A report by administrator Deloitte due to be published today is expected to show that Hailey Acquisitions Limited (HAL), Comet’s parent company, is entitled to the sum as the group’s main secured creditor.

HAL was the vehicle set up by Opcapita, the buyout firm run by former banker Henry Jackson, to buy Comet from its previous owner Kesa Electricals – now known as Darty – in November 2011.

The vehicle, which was backed by US and UK investors, was owed £145m at the time of Comet’s administration on 2 November, meaning it is likely to have lost £95m.

Some £42m will also be make available to suppliers who had goods on credit with the firm at the time of its collapse.

However, unsecured creditors stand to get nothing.

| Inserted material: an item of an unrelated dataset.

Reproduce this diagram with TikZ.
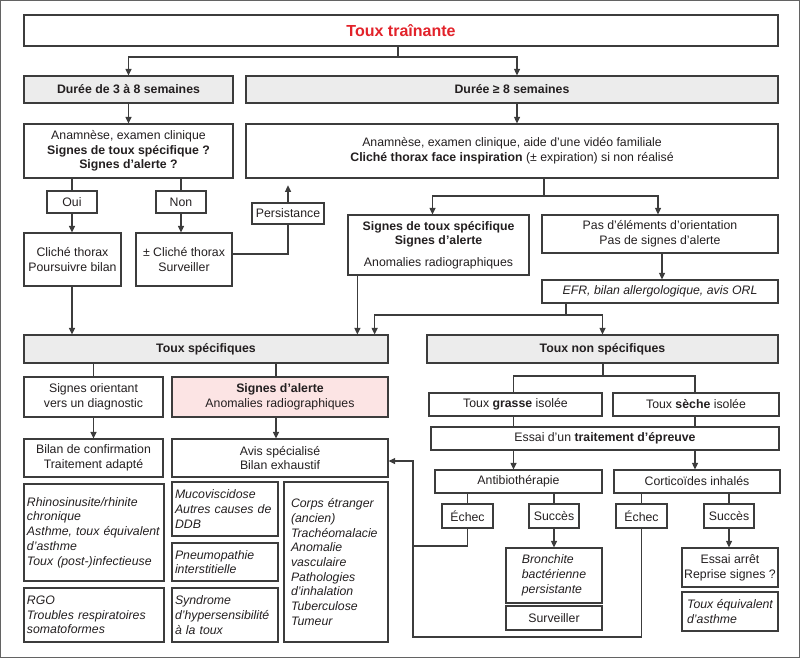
\documentclass[tikz,border=0pt]{standalone}
\usepackage{fontspec}
\setmainfont{Liberation Sans}
\usetikzlibrary{arrows.meta}
\definecolor{ln}{HTML}{3C3C3C}
\definecolor{tx}{HTML}{231F20}
\definecolor{gfill}{HTML}{ECECEC}
\definecolor{pfill}{HTML}{FCE4E4}
\definecolor{tred}{HTML}{E2222A}
\newcommand\bx[7][]{\node[box,#1,minimum width={#5-#3},minimum height={#6-#4}] (#2) at ({(#3+#5)/2},{(#4+#6)/2}) {#7};}
\begin{document}
\begin{tikzpicture}[x=1pt,y=-1pt,
  box/.style={draw=ln,line width=1.25pt,rectangle,inner sep=1pt,align=center,text=tx,
    font=\fontsize{12.3}{14.7}\selectfont},
  gbox/.style={fill=gfill,font=\fontsize{12.3}{14.7}\selectfont\bfseries},
  ibox/.style={align=left,font=\fontsize{12.3}{14.7}\selectfont\itshape},
  line/.style={draw=ln,line width=1.25pt},
  arr/.style={line,-{Triangle[length=6.5pt,width=6pt]}}]
\useasboundingbox (0,0) rectangle (800,659);
\draw[draw=ln!80,line width=1pt] (0.6,0.6) rectangle (799.2,657.4);
% boxes
\bx[font=\fontsize{16}{19}\selectfont\bfseries,text=tred]{title}{24}{15}{778}{46}{Toux traînante}
\bx[gbox]{d1}{24}{76}{233}{103}{Durée de 3 à 8 semaines}
\bx[gbox]{d2}{246}{76}{778}{103}{Durée ≥ 8 semaines}
\bx{a1}{24}{124}{233}{178}{Anamnèse, examen clinique\\\textbf{Signes de toux spécifique ?}\\\textbf{Signes d’alerte ?}}
\bx{a2}{246}{124}{778}{178}{Anamnèse, examen clinique, aide d’une vidéo familiale\\\textbf{Cliché thorax face inspiration} (± expiration) si non réalisé}
\bx{oui}{47}{191}{97}{213}{Oui}
\bx{non}{156}{191}{206}{213}{Non}
\bx{c1}{24}{233}{121}{286}{Cliché thorax\\Poursuivre bilan}
\bx{c2}{136}{233}{232}{286}{± Cliché thorax\\Surveiller}
\bx{pers}{252}{203}{324}{224}{Persistance}
\bx{s1}{348}{215}{529}{275}{\textbf{Signes de toux spécifique}\\\textbf{Signes d’alerte}\\[7pt]Anomalies radiographiques}
\bx{p1}{542}{215}{778}{253}{Pas d’éléments d’orientation\\Pas de signes d’alerte}
\bx[font=\fontsize{12.3}{14.7}\selectfont\itshape]{efr}{542}{280}{778}{303}{EFR, bilan allergologique, avis ORL}
\bx[gbox]{ts}{24}{335}{388}{363}{Toux spécifiques}
\bx[gbox]{tns}{427}{335}{778}{363}{Toux non spécifiques}
\bx{so}{24}{377}{163}{417}{Signes orientant\\vers un diagnostic}
\bx[fill=pfill]{sa}{172}{377}{388}{417}{\textbf{Signes d’alerte}\\Anomalies radiographiques}
\bx{bc}{24}{439}{163}{477}{Bilan de confirmation\\Traitement adapté}
\bx{av}{172}{439}{388}{477}{Avis spécialisé\\Bilan exhaustif}
\bx[ibox,text width=134pt]{rh}{24}{484}{164}{581}{Rhinosinusite/rhinite\\chronique\\Asthme, toux équivalent\\d’asthme\\Toux (post-)infectieuse}
\bx[ibox,text width=134pt]{rgo}{24}{588}{164}{642}{RGO\\Troubles respiratoires\\somatoformes}
\bx[ibox,text width=100pt]{mu}{172}{482}{278}{536}{Mucoviscidose\\Autres causes de\\DDB}
\bx[ibox,text width=100pt]{pn}{172}{543}{278}{581}{Pneumopathie\\interstitielle}
\bx[ibox,text width=100pt]{sy}{172}{588}{278}{642}{Syndrome\\d’hypersensibilité\\à la toux}
\bx[ibox,text width=90pt]{co}{284}{482}{388}{642}{Corps étranger\\(ancien)\\Trachéomalacie\\Anomalie\\vasculaire\\Pathologies\\d’inhalation\\Tuberculose\\Tumeur}
\bx{tg}{429}{393}{602}{416}{Toux \textbf{grasse} isolée}
\bx{tse}{613}{393}{779}{416}{Toux \textbf{sèche} isolée}
\bx{es}{431}{427}{779}{450}{Essai d’un \textbf{traitement d’épreuve}}
\bx{ab}{435}{470}{602}{493}{Antibiothérapie}
\bx{ci}{614}{470}{780}{493}{Corticoïdes inhalés}
\bx{e1}{442}{504}{493}{528}{Échec}
\bx{su1}{529}{504}{579}{528}{Succès}
\bx{e2}{616}{504}{667}{528}{Échec}
\bx{su2}{704}{504}{754}{528}{Succès}
\bx[ibox]{br}{506}{548}{602}{603}{Bronchite\\bactérienne\\persistante}
\bx{sv}{506}{606}{602}{630}{Surveiller}
\bx{ea}{682}{548}{778}{587}{Essai arrêt\\Reprise signes ?}
\bx[ibox]{te}{682}{592}{778}{631}{Toux équivalent\\d’asthme}
% connectors
\coordinate (j1) at (398,57);
\draw[line] (title.south -| j1) -- (j1);
\draw[arr] (j1) -| (d1.north);
\draw[arr] (j1) -| ([xshift=5pt]d2.north);
\draw[arr] (d1.south) -- (a1.north);
\draw[arr] ([xshift=5pt]d2.south) -- ([xshift=5pt]d2.south |- a2.north);
\draw[line] (a1.south -| oui.north) -- (oui.north);
\draw[line] (a1.south -| non.north) -- (non.north);
\draw[arr] (oui.south) -- (oui.south |- c1.north);
\draw[arr] (non.south) -- (non.south |- c2.north);
\draw[line] ([yshift=5.5pt]c2.east) -| (pers.south);
\draw[arr] (pers.north) -- ++(0,-17);
\draw[arr] (oui.south |- c1.south) -- (oui.south |- ts.north);
\coordinate (j2) at (544,196);
\draw[line] (a2.south -| j2) -- (j2);
\draw[arr] (j2) -| ([xshift=-6pt]s1.north);
\draw[arr] (j2) -| ([xshift=-2pt]p1.north);
\draw[arr] ([xshift=10pt]s1.south west) -- ([xshift=10pt]s1.south west |- ts.north);
\draw[arr] ([xshift=2pt]p1.south) -- ([xshift=2pt]p1.south |- efr.north);
\coordinate (j3) at (566,315);
\draw[line] (efr.south -| j3) -- (j3);
\draw[arr] (j3) -| ([xshift=-14pt]ts.north east);
\draw[arr] (j3) -| (tns.north);
\draw[line] (so.north |- ts.south) -- (so.north);
\draw[line] ([xshift=-4pt]sa.north |- ts.south) -- ([xshift=-4pt]sa.north);
\draw[arr] (so.south) -- (bc.north);
\draw[arr] ([xshift=-4pt]sa.south) -- ([xshift=-4pt]av.north);
\coordinate (j4) at (603,376);
\draw[line] (tns.south -| j4) -- (j4);
\draw[line] (j4) -| ([xshift=-2pt]tg.north);
\draw[line] (j4) -| ([xshift=-1pt]tse.north);
\draw[line] ([xshift=-2pt]tg.south) -- ([xshift=-2pt]tg.south |- es.north);
\draw[line] ([xshift=-1pt]tse.south) -- ([xshift=-1pt]tse.south |- es.north);
\draw[arr] ([xshift=-2pt]tg.south |- es.south) -- ([xshift=-2pt]tg.south |- ab.north);
\draw[arr] ([xshift=-1pt]tse.south |- es.south) -- ([xshift=-1pt]tse.south |- ci.north);
\draw[line] (e1.north |- ab.south) -- (e1.north);
\draw[line] (su1.north |- ab.south) -- (su1.north);
\draw[line] (e2.north |- ci.south) -- (e2.north);
\draw[line] (su2.north |- ci.south) -- (su2.north);
\draw[arr] (su1.south) -- (su1.south |- br.north);
\draw[arr] (su2.south) -- (su2.south |- ea.north);
\coordinate (k1) at (413,546);
\coordinate (k2) at (413,637);
\draw[line] (e1.south) |- (k1);
\draw[arr] (e2.south) |- (k2) |- ([yshift=-3pt]av.east);
\end{tikzpicture}
\end{document}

A document filed at Companies House on Friday shows this includes HMRC, which is owed £26.2m in VAT and payroll taxes.

On top of that, the government is likely to have to cover the £24m redundancy payments owed to staff after insufficient funds were raised during the administration process.

Deloitte’s report into the demise of Comet will reveal the retailer racked up £160m losses. The chain made a loss of £32m in the year to 30 April 2011 which widened to £95m in 2012. In the five months to 30 September it lost £31m.

The report will say that while Comet managed to cut costs, sales declined rapidly. After creditors pulled the plug on insurance, working capital became too large to cope with.

The report comes after Deloitte announced on Friday that all stores would shut by 18 December.